_Rows from a dataset of charts and code_:
- - -

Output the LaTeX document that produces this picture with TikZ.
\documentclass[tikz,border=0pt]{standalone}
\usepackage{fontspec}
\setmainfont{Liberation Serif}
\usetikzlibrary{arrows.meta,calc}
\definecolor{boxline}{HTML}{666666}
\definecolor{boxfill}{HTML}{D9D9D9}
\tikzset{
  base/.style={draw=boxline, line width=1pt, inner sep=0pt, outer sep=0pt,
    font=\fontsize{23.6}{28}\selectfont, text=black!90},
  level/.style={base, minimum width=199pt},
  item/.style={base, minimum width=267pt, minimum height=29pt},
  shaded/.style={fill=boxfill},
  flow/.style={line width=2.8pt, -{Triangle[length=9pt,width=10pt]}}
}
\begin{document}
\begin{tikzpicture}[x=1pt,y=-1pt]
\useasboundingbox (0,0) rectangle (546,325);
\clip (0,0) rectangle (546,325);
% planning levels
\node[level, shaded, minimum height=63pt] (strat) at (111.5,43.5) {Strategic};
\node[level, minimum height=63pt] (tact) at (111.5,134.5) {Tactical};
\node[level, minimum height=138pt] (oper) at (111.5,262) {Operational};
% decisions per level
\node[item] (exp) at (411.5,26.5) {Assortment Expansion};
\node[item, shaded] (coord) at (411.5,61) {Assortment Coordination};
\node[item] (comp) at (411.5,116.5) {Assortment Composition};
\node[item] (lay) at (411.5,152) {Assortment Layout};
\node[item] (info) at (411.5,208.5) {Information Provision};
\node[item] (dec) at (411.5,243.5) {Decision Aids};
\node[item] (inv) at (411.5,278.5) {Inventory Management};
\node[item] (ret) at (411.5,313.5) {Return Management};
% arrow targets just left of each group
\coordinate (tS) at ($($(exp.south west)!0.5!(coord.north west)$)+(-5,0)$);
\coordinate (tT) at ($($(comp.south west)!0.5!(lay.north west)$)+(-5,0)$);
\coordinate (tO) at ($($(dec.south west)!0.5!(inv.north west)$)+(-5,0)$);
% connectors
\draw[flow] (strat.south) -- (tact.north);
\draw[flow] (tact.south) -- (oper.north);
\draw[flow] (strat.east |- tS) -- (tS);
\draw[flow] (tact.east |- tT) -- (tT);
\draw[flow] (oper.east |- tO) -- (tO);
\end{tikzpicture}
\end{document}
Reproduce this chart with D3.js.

- - -

_What is being asked_: Copy every line of the material, please, keeping it exactly the same.

_Answer below_:
Output the LaTeX document that produces this picture with TikZ.
\documentclass[tikz,border=0pt]{standalone}
\usepackage{fontspec}
\setmainfont{Liberation Serif}
\usetikzlibrary{arrows.meta,calc}
\definecolor{boxline}{HTML}{666666}
\definecolor{boxfill}{HTML}{D9D9D9}
\tikzset{
  base/.style={draw=boxline, line width=1pt, inner sep=0pt, outer sep=0pt,
    font=\fontsize{23.6}{28}\selectfont, text=black!90},
  level/.style={base, minimum width=199pt},
  item/.style={base, minimum width=267pt, minimum height=29pt},
  shaded/.style={fill=boxfill},
  flow/.style={line width=2.8pt, -{Triangle[length=9pt,width=10pt]}}
}
\begin{document}
\begin{tikzpicture}[x=1pt,y=-1pt]
\useasboundingbox (0,0) rectangle (546,325);
\clip (0,0) rectangle (546,325);
% planning levels
\node[level, shaded, minimum height=63pt] (strat) at (111.5,43.5) {Strategic};
\node[level, minimum height=63pt] (tact) at (111.5,134.5) {Tactical};
\node[level, minimum height=138pt] (oper) at (111.5,262) {Operational};
% decisions per level
\node[item] (exp) at (411.5,26.5) {Assortment Expansion};
\node[item, shaded] (coord) at (411.5,61) {Assortment Coordination};
\node[item] (comp) at (411.5,116.5) {Assortment Composition};
\node[item] (lay) at (411.5,152) {Assortment Layout};
\node[item] (info) at (411.5,208.5) {Information Provision};
\node[item] (dec) at (411.5,243.5) {Decision Aids};
\node[item] (inv) at (411.5,278.5) {Inventory Management};
\node[item] (ret) at (411.5,313.5) {Return Management};
% arrow targets just left of each group
\coordinate (tS) at ($($(exp.south west)!0.5!(coord.north west)$)+(-5,0)$);
\coordinate (tT) at ($($(comp.south west)!0.5!(lay.north west)$)+(-5,0)$);
\coordinate (tO) at ($($(dec.south west)!0.5!(inv.north west)$)+(-5,0)$);
% connectors
\draw[flow] (strat.south) -- (tact.north);
\draw[flow] (tact.south) -- (oper.north);
\draw[flow] (strat.east |- tS) -- (tS);
\draw[flow] (tact.east |- tT) -- (tT);
\draw[flow] (oper.east |- tO) -- (tO);
\end{tikzpicture}
\end{document}
Reproduce this chart with D3.js.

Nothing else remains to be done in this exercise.